◆ Supplied material:
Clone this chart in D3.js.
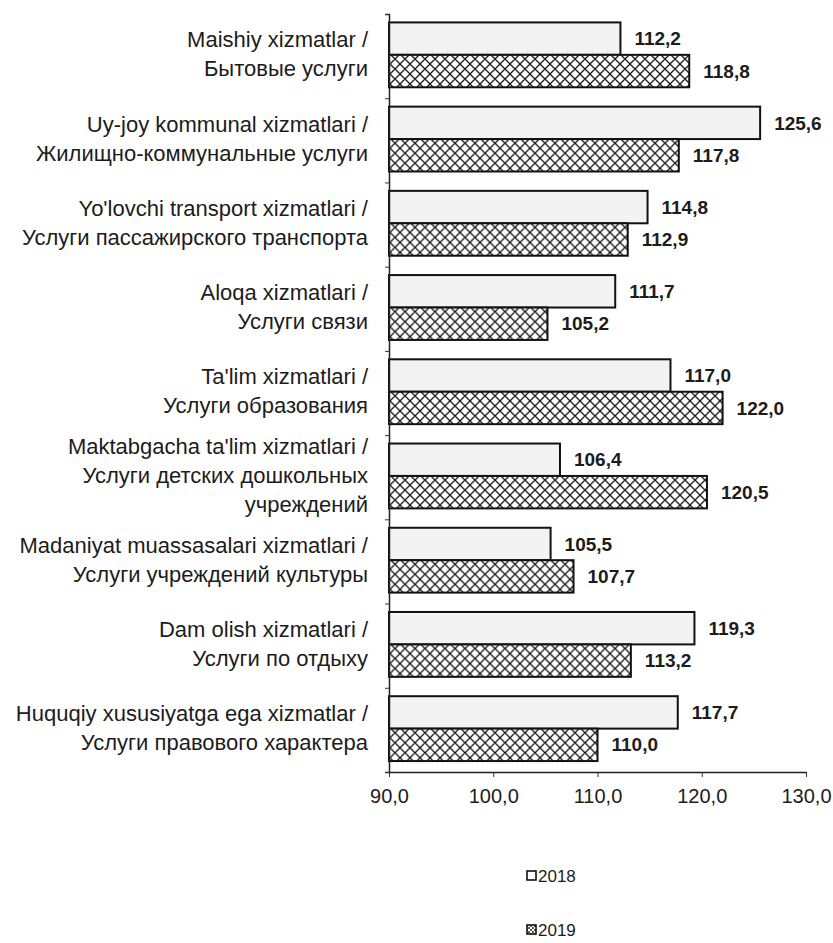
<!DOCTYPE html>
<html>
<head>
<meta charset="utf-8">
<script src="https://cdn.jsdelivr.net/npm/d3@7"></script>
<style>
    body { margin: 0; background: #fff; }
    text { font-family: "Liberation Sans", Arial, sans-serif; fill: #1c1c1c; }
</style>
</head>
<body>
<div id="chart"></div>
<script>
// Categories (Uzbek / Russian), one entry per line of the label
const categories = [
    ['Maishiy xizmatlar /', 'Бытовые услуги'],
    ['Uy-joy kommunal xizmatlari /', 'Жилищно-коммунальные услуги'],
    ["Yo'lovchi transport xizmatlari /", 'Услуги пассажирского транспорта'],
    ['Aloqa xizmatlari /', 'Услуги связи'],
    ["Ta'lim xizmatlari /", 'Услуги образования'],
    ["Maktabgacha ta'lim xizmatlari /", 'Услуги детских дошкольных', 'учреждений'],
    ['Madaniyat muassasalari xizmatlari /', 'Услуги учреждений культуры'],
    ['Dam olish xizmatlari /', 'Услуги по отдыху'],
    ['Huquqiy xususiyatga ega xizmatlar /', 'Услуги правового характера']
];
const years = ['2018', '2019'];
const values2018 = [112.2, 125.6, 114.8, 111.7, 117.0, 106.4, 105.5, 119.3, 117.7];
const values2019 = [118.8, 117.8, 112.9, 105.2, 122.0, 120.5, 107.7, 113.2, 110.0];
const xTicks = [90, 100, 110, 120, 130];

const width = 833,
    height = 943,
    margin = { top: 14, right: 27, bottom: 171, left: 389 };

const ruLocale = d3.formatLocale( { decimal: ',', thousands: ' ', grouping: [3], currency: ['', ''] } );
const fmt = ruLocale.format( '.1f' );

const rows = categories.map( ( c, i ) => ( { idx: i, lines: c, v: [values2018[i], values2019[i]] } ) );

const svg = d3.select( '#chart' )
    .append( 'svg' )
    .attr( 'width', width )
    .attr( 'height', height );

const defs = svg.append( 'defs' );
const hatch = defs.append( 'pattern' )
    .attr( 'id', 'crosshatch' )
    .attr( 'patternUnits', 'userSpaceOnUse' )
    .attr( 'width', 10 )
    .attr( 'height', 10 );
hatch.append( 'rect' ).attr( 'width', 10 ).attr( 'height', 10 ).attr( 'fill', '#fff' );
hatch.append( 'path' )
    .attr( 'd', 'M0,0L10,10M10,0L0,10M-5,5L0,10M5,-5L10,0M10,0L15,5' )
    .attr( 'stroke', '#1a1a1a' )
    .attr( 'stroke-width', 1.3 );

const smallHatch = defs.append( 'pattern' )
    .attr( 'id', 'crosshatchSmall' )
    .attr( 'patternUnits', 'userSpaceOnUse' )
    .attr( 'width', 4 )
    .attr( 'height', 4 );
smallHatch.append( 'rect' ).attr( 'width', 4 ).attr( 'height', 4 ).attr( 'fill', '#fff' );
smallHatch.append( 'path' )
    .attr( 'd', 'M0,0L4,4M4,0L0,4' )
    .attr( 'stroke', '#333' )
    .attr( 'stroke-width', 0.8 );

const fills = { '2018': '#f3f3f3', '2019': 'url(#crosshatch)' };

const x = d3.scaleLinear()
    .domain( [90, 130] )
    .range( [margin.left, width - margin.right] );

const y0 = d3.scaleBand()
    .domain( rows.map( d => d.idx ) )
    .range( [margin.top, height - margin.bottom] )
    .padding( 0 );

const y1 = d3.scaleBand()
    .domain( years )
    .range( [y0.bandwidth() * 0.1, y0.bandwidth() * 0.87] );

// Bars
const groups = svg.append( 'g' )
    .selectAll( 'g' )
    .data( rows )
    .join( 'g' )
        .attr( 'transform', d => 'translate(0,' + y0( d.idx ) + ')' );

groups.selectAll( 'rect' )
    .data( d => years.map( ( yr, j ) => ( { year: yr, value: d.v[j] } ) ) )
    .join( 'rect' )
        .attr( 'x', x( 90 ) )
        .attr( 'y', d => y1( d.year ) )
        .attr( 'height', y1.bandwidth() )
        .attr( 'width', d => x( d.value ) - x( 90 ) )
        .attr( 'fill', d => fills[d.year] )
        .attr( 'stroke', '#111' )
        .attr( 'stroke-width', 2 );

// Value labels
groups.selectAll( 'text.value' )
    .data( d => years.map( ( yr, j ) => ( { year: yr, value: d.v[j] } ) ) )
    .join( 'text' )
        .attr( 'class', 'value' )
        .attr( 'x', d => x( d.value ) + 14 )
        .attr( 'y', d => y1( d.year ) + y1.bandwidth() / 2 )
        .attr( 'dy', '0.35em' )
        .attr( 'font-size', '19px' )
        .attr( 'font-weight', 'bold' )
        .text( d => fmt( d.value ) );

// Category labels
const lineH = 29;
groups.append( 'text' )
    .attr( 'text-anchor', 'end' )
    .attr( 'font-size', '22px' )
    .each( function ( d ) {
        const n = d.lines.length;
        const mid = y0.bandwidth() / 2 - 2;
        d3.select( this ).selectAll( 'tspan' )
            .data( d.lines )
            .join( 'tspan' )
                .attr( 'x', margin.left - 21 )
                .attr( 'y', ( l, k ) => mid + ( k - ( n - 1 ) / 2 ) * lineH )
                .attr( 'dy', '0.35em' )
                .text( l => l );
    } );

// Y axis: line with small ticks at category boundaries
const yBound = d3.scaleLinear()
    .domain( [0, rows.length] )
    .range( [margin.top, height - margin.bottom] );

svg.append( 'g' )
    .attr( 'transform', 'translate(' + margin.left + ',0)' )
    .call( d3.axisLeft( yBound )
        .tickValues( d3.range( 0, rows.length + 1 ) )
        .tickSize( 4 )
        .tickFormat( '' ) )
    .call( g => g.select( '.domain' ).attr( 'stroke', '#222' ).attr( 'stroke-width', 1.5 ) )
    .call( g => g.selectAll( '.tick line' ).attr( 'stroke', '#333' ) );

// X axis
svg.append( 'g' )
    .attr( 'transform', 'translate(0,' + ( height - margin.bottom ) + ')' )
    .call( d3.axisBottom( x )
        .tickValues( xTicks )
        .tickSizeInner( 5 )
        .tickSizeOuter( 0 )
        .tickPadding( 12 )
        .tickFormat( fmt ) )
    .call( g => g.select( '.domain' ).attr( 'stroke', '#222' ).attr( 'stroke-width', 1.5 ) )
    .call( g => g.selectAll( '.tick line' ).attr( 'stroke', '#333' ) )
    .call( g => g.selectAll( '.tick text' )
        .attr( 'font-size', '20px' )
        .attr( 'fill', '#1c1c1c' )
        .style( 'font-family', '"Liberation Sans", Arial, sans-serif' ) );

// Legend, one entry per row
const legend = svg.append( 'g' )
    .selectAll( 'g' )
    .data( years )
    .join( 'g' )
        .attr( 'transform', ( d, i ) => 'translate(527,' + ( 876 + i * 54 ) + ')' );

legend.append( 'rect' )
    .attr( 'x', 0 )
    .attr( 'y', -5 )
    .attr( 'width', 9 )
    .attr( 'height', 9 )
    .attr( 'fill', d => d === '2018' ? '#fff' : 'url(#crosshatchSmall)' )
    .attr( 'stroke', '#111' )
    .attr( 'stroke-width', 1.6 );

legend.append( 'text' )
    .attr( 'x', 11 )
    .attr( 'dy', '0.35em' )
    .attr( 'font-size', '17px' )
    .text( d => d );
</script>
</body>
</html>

◆ The request: Reproduce the full listing above verbatim, with no pictures included.

◆ The response:
Clone this chart in D3.js.
<!DOCTYPE html>
<html>
<head>
<meta charset="utf-8">
<script src="https://cdn.jsdelivr.net/npm/d3@7"></script>
<style>
    body { margin: 0; background: #fff; }
    text { font-family: "Liberation Sans", Arial, sans-serif; fill: #1c1c1c; }
</style>
</head>
<body>
<div id="chart"></div>
<script>
// Categories (Uzbek / Russian), one entry per line of the label
const categories = [
    ['Maishiy xizmatlar /', 'Бытовые услуги'],
    ['Uy-joy kommunal xizmatlari /', 'Жилищно-коммунальные услуги'],
    ["Yo'lovchi transport xizmatlari /", 'Услуги пассажирского транспорта'],
    ['Aloqa xizmatlari /', 'Услуги связи'],
    ["Ta'lim xizmatlari /", 'Услуги образования'],
    ["Maktabgacha ta'lim xizmatlari /", 'Услуги детских дошкольных', 'учреждений'],
    ['Madaniyat muassasalari xizmatlari /', 'Услуги учреждений культуры'],
    ['Dam olish xizmatlari /', 'Услуги по отдыху'],
    ['Huquqiy xususiyatga ega xizmatlar /', 'Услуги правового характера']
];
const years = ['2018', '2019'];
const values2018 = [112.2, 125.6, 114.8, 111.7, 117.0, 106.4, 105.5, 119.3, 117.7];
const values2019 = [118.8, 117.8, 112.9, 105.2, 122.0, 120.5, 107.7, 113.2, 110.0];
const xTicks = [90, 100, 110, 120, 130];

const width = 833,
    height = 943,
    margin = { top: 14, right: 27, bottom: 171, left: 389 };

const ruLocale = d3.formatLocale( { decimal: ',', thousands: ' ', grouping: [3], currency: ['', ''] } );
const fmt = ruLocale.format( '.1f' );

const rows = categories.map( ( c, i ) => ( { idx: i, lines: c, v: [values2018[i], values2019[i]] } ) );

const svg = d3.select( '#chart' )
    .append( 'svg' )
    .attr( 'width', width )
    .attr( 'height', height );

const defs = svg.append( 'defs' );
const hatch = defs.append( 'pattern' )
    .attr( 'id', 'crosshatch' )
    .attr( 'patternUnits', 'userSpaceOnUse' )
    .attr( 'width', 10 )
    .attr( 'height', 10 );
hatch.append( 'rect' ).attr( 'width', 10 ).attr( 'height', 10 ).attr( 'fill', '#fff' );
hatch.append( 'path' )
    .attr( 'd', 'M0,0L10,10M10,0L0,10M-5,5L0,10M5,-5L10,0M10,0L15,5' )
    .attr( 'stroke', '#1a1a1a' )
    .attr( 'stroke-width', 1.3 );

const smallHatch = defs.append( 'pattern' )
    .attr( 'id', 'crosshatchSmall' )
    .attr( 'patternUnits', 'userSpaceOnUse' )
    .attr( 'width', 4 )
    .attr( 'height', 4 );
smallHatch.append( 'rect' ).attr( 'width', 4 ).attr( 'height', 4 ).attr( 'fill', '#fff' );
smallHatch.append( 'path' )
    .attr( 'd', 'M0,0L4,4M4,0L0,4' )
    .attr( 'stroke', '#333' )
    .attr( 'stroke-width', 0.8 );

const fills = { '2018': '#f3f3f3', '2019': 'url(#crosshatch)' };

const x = d3.scaleLinear()
    .domain( [90, 130] )
    .range( [margin.left, width - margin.right] );

const y0 = d3.scaleBand()
    .domain( rows.map( d => d.idx ) )
    .range( [margin.top, height - margin.bottom] )
    .padding( 0 );

const y1 = d3.scaleBand()
    .domain( years )
    .range( [y0.bandwidth() * 0.1, y0.bandwidth() * 0.87] );

// Bars
const groups = svg.append( 'g' )
    .selectAll( 'g' )
    .data( rows )
    .join( 'g' )
        .attr( 'transform', d => 'translate(0,' + y0( d.idx ) + ')' );

groups.selectAll( 'rect' )
    .data( d => years.map( ( yr, j ) => ( { year: yr, value: d.v[j] } ) ) )
    .join( 'rect' )
        .attr( 'x', x( 90 ) )
        .attr( 'y', d => y1( d.year ) )
        .attr( 'height', y1.bandwidth() )
        .attr( 'width', d => x( d.value ) - x( 90 ) )
        .attr( 'fill', d => fills[d.year] )
        .attr( 'stroke', '#111' )
        .attr( 'stroke-width', 2 );

// Value labels
groups.selectAll( 'text.value' )
    .data( d => years.map( ( yr, j ) => ( { year: yr, value: d.v[j] } ) ) )
    .join( 'text' )
        .attr( 'class', 'value' )
        .attr( 'x', d => x( d.value ) + 14 )
        .attr( 'y', d => y1( d.year ) + y1.bandwidth() / 2 )
        .attr( 'dy', '0.35em' )
        .attr( 'font-size', '19px' )
        .attr( 'font-weight', 'bold' )
        .text( d => fmt( d.value ) );

// Category labels
const lineH = 29;
groups.append( 'text' )
    .attr( 'text-anchor', 'end' )
    .attr( 'font-size', '22px' )
    .each( function ( d ) {
        const n = d.lines.length;
        const mid = y0.bandwidth() / 2 - 2;
        d3.select( this ).selectAll( 'tspan' )
            .data( d.lines )
            .join( 'tspan' )
                .attr( 'x', margin.left - 21 )
                .attr( 'y', ( l, k ) => mid + ( k - ( n - 1 ) / 2 ) * lineH )
                .attr( 'dy', '0.35em' )
                .text( l => l );
    } );

// Y axis: line with small ticks at category boundaries
const yBound = d3.scaleLinear()
    .domain( [0, rows.length] )
    .range( [margin.top, height - margin.bottom] );

svg.append( 'g' )
    .attr( 'transform', 'translate(' + margin.left + ',0)' )
    .call( d3.axisLeft( yBound )
        .tickValues( d3.range( 0, rows.length + 1 ) )
        .tickSize( 4 )
        .tickFormat( '' ) )
    .call( g => g.select( '.domain' ).attr( 'stroke', '#222' ).attr( 'stroke-width', 1.5 ) )
    .call( g => g.selectAll( '.tick line' ).attr( 'stroke', '#333' ) );

// X axis
svg.append( 'g' )
    .attr( 'transform', 'translate(0,' + ( height - margin.bottom ) + ')' )
    .call( d3.axisBottom( x )
        .tickValues( xTicks )
        .tickSizeInner( 5 )
        .tickSizeOuter( 0 )
        .tickPadding( 12 )
        .tickFormat( fmt ) )
    .call( g => g.select( '.domain' ).attr( 'stroke', '#222' ).attr( 'stroke-width', 1.5 ) )
    .call( g => g.selectAll( '.tick line' ).attr( 'stroke', '#333' ) )
    .call( g => g.selectAll( '.tick text' )
        .attr( 'font-size', '20px' )
        .attr( 'fill', '#1c1c1c' )
        .style( 'font-family', '"Liberation Sans", Arial, sans-serif' ) );

// Legend, one entry per row
const legend = svg.append( 'g' )
    .selectAll( 'g' )
    .data( years )
    .join( 'g' )
        .attr( 'transform', ( d, i ) => 'translate(527,' + ( 876 + i * 54 ) + ')' );

legend.append( 'rect' )
    .attr( 'x', 0 )
    .attr( 'y', -5 )
    .attr( 'width', 9 )
    .attr( 'height', 9 )
    .attr( 'fill', d => d === '2018' ? '#fff' : 'url(#crosshatchSmall)' )
    .attr( 'stroke', '#111' )
    .attr( 'stroke-width', 1.6 );

legend.append( 'text' )
    .attr( 'x', 11 )
    .attr( 'dy', '0.35em' )
    .attr( 'font-size', '17px' )
    .text( d => d );
</script>
</body>
</html>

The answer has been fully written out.